Published 02/01/2019, 07:29 AM
Updated 02/01/2019, 09:10 AM
© Bloomberg. Pedestrians pass a Turkish flag hanging from the Fatih Mosque ahead of a demonstration against the relocation of the U.S. embassy to Jerusalem in Istanbul, Turkey, on Friday, May 11, 2018. No major power recognized Israeli sovereignty in Jerusalem until U.S. President Donald Trump did so on Dec. 6.

(Bloomberg) -- Turkey’s top economic body ruled out seeking support from the International Monetary Fund, in an effort to end market speculation that Ankara is in touch with the Washington-based lender to negotiate a rescue package.

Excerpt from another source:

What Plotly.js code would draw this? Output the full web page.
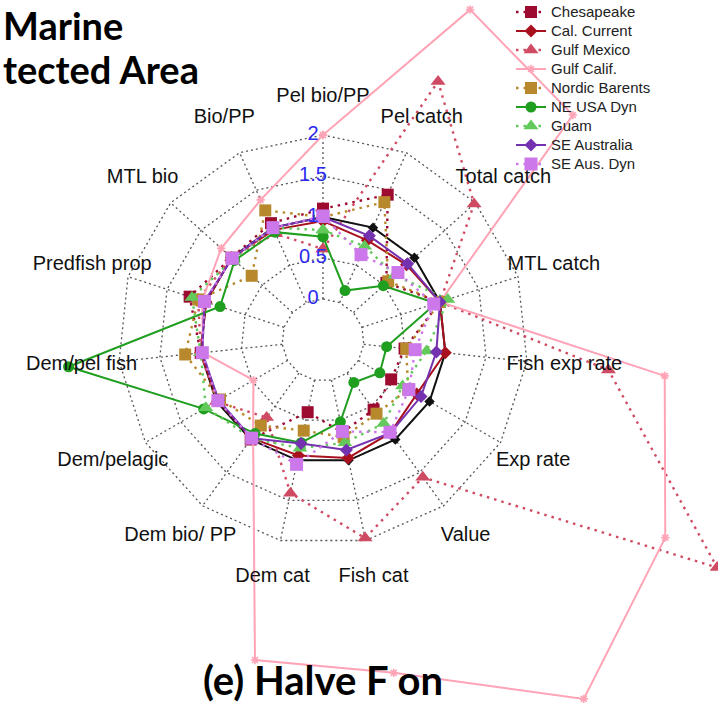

Those spreading the rumors are carrying out a propaganda war to “harm the Turkish government, the Turkish economy and Turkish people,” the Treasury and Finance Ministry said in an emailed statement on Friday. “This sick state of mind has reached a dangerous level.”

Market chatter about a possible agreement with the IMF intensified after the lira lost more than a quarter of its value in August last year. The currency crash pushed consumer inflation to over four times the official target of 5 percent and may have even tipped the economy into its first recession in a decade by hurting everything from domestic demand to industrial output.

Turkish officials have repeatedly said the economy’s fundamentals are strong notwithstanding the turmoil in financial markets. The Treasury cited its level of indebtedness, rollover ratios and its fiscal discipline as reasons why “it’s out of the question for Turkey’s path to cross with that of the IMF.”

After last year’s market rout, President Recep Tayyip Erdogan said Turkey would never take another loan from the IMF as the lender’s conditions make it impossible to pursue an independent foreign policy.

The Treasury’s latest intervention is unlikely to silence Turkey watchers who are convinced that the nation will eventually need an IMF anchor to stabilize its economy.

The announcement on Friday is “a case of biting off your nose to spite your face,” said Timothy Ash, a strategist at BlueBay Asset Management in London. “If Turkey actually went on an IMF program, it would reduce risk premiums, rally the lira and bring forward” interest rate cuts.